### What the task asks
Pictures are excluded. Copy exactly, and only, the lines from the one containing "Give me the matplotlib source for this chart." through the one containing "labelspacing=0.3, borderaxespad=0, borderpad=0)", both ends included.
* START Supplied entries *
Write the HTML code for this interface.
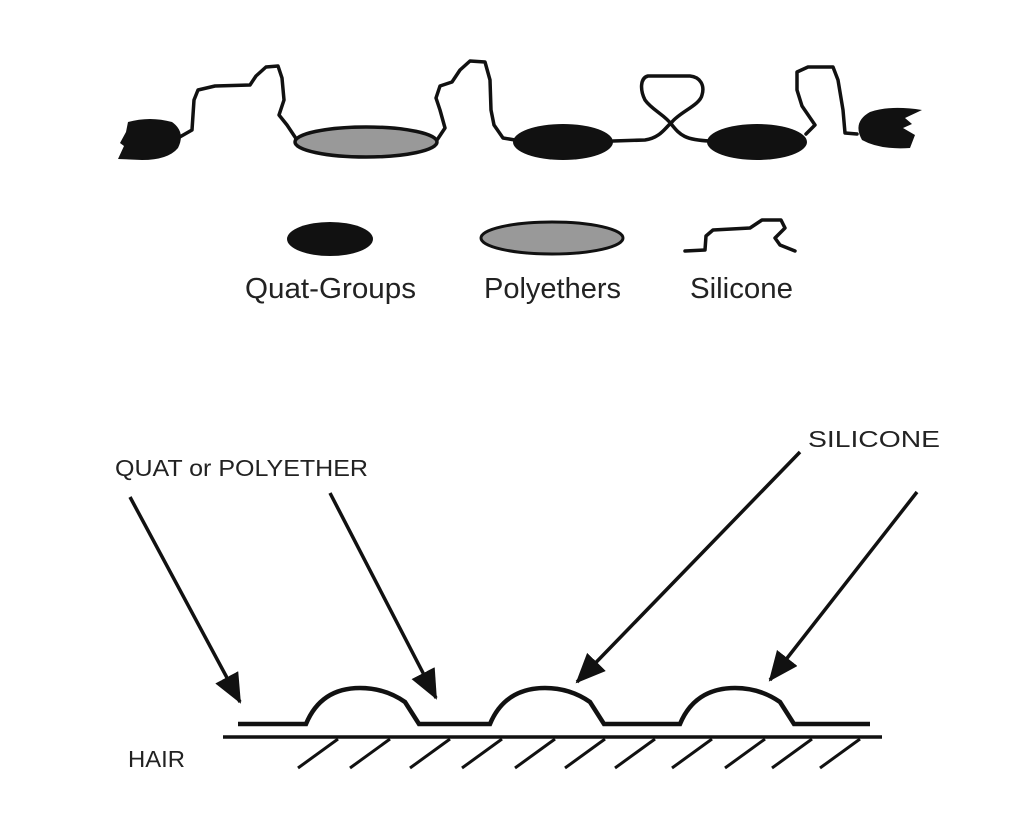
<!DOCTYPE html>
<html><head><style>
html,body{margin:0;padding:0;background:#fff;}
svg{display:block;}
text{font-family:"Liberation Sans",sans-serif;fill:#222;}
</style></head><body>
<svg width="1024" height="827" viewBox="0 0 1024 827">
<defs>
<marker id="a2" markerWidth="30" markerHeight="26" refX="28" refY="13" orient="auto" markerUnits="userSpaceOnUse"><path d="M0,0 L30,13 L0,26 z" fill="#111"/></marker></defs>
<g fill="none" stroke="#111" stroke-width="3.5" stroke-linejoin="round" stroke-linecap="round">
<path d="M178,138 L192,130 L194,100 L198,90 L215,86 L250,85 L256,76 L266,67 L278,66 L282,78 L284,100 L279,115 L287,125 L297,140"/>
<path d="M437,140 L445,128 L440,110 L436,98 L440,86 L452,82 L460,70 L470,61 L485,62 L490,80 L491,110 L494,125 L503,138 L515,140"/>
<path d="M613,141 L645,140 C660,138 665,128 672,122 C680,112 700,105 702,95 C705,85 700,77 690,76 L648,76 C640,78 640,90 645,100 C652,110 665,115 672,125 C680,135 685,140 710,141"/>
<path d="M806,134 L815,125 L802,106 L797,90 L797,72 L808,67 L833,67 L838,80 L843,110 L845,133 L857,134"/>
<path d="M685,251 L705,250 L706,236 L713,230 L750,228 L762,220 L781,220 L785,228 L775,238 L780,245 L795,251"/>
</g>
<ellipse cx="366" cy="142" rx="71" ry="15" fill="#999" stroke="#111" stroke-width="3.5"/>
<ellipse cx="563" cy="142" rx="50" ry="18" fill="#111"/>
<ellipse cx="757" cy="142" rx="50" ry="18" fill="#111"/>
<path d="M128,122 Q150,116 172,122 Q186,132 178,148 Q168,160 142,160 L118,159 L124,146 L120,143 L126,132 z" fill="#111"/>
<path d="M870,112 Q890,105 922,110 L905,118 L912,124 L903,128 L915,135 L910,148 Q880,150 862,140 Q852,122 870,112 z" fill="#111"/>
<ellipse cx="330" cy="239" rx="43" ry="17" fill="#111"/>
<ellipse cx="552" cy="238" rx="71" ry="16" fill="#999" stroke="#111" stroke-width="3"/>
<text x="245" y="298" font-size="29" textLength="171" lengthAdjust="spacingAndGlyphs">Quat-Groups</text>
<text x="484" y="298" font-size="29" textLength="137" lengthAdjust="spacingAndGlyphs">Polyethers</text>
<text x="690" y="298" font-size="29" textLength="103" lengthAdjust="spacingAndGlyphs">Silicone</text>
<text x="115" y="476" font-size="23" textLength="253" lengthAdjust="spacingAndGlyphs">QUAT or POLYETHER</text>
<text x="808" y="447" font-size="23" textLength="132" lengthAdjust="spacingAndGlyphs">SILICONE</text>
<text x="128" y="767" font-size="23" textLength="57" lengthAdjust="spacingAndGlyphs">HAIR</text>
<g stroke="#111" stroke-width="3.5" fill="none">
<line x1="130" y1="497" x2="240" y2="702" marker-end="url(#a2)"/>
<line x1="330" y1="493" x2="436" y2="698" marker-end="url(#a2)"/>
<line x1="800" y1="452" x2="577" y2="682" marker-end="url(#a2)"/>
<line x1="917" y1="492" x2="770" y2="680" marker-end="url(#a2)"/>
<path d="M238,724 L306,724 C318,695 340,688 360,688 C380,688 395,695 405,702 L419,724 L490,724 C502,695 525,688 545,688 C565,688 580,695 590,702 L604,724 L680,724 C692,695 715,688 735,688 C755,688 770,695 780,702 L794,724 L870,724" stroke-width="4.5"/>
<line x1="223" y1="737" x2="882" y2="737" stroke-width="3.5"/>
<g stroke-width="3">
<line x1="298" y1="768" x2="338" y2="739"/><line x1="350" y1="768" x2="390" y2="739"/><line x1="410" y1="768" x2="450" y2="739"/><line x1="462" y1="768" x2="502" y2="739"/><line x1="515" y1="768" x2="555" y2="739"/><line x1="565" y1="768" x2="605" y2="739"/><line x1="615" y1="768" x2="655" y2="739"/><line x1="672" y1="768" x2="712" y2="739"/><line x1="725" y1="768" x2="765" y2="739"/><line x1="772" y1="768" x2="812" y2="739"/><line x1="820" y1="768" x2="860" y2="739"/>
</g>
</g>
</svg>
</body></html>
* END Supplied entries *
* START Supplied entries *
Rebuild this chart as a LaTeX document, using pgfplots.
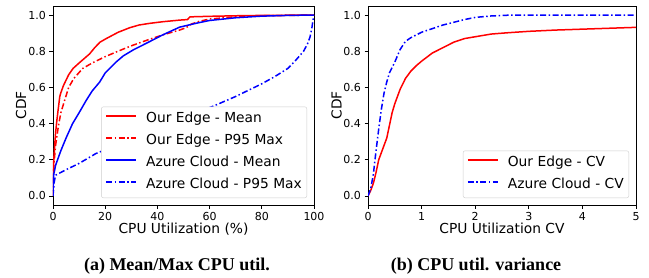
* END Supplied entries *
* START Supplied entries *
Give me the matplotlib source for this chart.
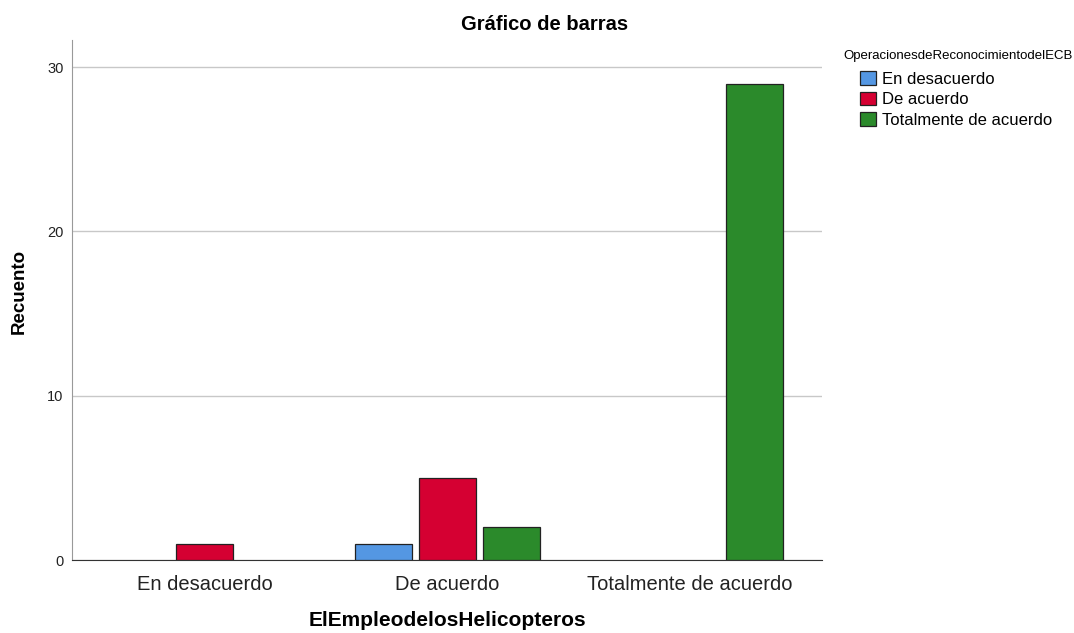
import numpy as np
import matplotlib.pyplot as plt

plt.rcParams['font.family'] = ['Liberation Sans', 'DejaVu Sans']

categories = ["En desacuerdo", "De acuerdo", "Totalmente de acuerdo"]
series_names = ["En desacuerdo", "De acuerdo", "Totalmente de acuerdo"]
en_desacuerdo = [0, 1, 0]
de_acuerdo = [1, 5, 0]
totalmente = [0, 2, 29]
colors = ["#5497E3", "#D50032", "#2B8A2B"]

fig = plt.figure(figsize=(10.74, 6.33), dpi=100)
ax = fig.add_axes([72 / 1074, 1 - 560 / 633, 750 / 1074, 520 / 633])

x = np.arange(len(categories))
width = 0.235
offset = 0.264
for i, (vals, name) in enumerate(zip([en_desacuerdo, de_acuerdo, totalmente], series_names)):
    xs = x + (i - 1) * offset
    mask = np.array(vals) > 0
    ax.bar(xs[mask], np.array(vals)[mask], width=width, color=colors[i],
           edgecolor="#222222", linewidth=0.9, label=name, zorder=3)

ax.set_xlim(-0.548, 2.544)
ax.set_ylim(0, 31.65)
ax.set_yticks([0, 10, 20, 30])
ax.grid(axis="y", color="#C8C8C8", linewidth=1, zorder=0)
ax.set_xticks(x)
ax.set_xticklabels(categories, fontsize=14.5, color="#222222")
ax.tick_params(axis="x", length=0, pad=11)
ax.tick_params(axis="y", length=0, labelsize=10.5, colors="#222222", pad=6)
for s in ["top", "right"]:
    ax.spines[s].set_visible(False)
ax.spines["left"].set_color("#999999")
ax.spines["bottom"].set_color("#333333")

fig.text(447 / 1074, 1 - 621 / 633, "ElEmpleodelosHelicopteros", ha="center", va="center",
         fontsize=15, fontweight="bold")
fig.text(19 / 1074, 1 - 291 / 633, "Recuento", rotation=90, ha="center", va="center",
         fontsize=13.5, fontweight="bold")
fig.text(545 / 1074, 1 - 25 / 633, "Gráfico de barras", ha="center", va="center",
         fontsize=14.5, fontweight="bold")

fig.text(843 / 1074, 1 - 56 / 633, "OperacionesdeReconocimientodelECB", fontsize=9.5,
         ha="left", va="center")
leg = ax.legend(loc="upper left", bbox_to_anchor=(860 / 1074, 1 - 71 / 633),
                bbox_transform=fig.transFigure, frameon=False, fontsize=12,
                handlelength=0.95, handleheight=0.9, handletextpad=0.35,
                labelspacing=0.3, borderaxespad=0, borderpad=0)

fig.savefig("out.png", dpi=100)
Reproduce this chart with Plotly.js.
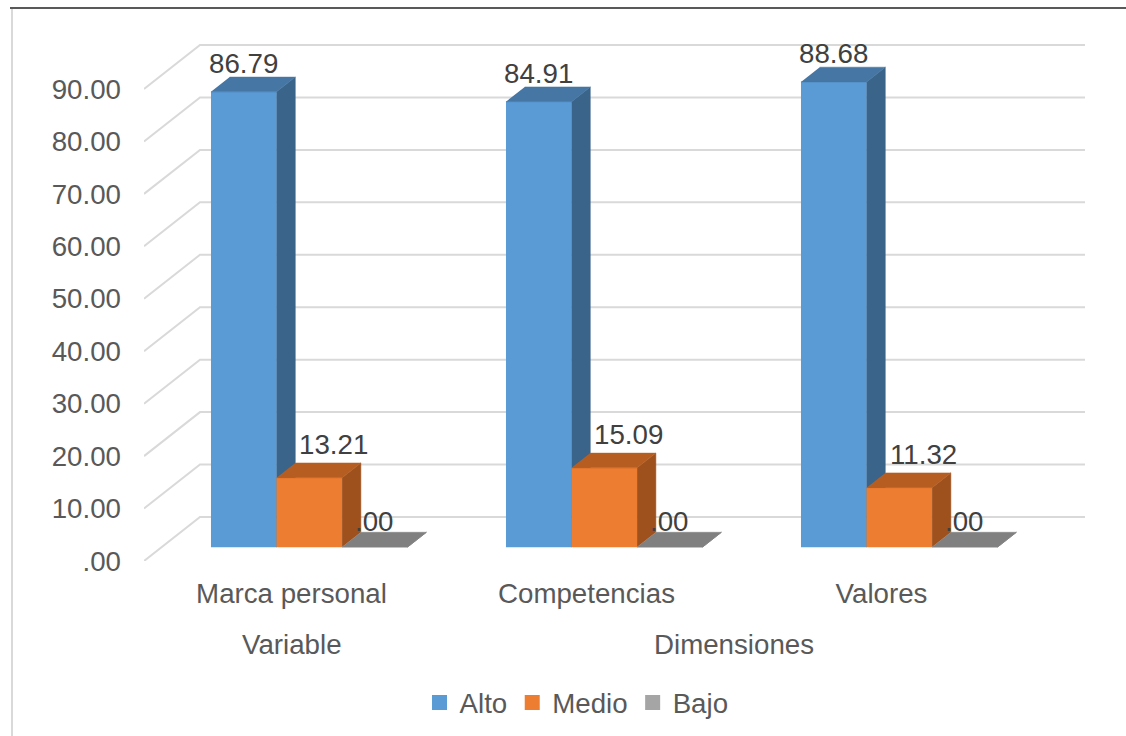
* END Supplied entries *
### Result below
Give me the matplotlib source for this chart.
import numpy as np
import matplotlib.pyplot as plt

plt.rcParams['font.family'] = ['Liberation Sans', 'DejaVu Sans']

categories = ["En desacuerdo", "De acuerdo", "Totalmente de acuerdo"]
series_names = ["En desacuerdo", "De acuerdo", "Totalmente de acuerdo"]
en_desacuerdo = [0, 1, 0]
de_acuerdo = [1, 5, 0]
totalmente = [0, 2, 29]
colors = ["#5497E3", "#D50032", "#2B8A2B"]

fig = plt.figure(figsize=(10.74, 6.33), dpi=100)
ax = fig.add_axes([72 / 1074, 1 - 560 / 633, 750 / 1074, 520 / 633])

x = np.arange(len(categories))
width = 0.235
offset = 0.264
for i, (vals, name) in enumerate(zip([en_desacuerdo, de_acuerdo, totalmente], series_names)):
    xs = x + (i - 1) * offset
    mask = np.array(vals) > 0
    ax.bar(xs[mask], np.array(vals)[mask], width=width, color=colors[i],
           edgecolor="#222222", linewidth=0.9, label=name, zorder=3)

ax.set_xlim(-0.548, 2.544)
ax.set_ylim(0, 31.65)
ax.set_yticks([0, 10, 20, 30])
ax.grid(axis="y", color="#C8C8C8", linewidth=1, zorder=0)
ax.set_xticks(x)
ax.set_xticklabels(categories, fontsize=14.5, color="#222222")
ax.tick_params(axis="x", length=0, pad=11)
ax.tick_params(axis="y", length=0, labelsize=10.5, colors="#222222", pad=6)
for s in ["top", "right"]:
    ax.spines[s].set_visible(False)
ax.spines["left"].set_color("#999999")
ax.spines["bottom"].set_color("#333333")

fig.text(447 / 1074, 1 - 621 / 633, "ElEmpleodelosHelicopteros", ha="center", va="center",
         fontsize=15, fontweight="bold")
fig.text(19 / 1074, 1 - 291 / 633, "Recuento", rotation=90, ha="center", va="center",
         fontsize=13.5, fontweight="bold")
fig.text(545 / 1074, 1 - 25 / 633, "Gráfico de barras", ha="center", va="center",
         fontsize=14.5, fontweight="bold")

fig.text(843 / 1074, 1 - 56 / 633, "OperacionesdeReconocimientodelECB", fontsize=9.5,
         ha="left", va="center")
leg = ax.legend(loc="upper left", bbox_to_anchor=(860 / 1074, 1 - 71 / 633),
                bbox_transform=fig.transFigure, frameon=False, fontsize=12,
                handlelength=0.95, handleheight=0.9, handletextpad=0.35,
                labelspacing=0.3, borderaxespad=0, borderpad=0)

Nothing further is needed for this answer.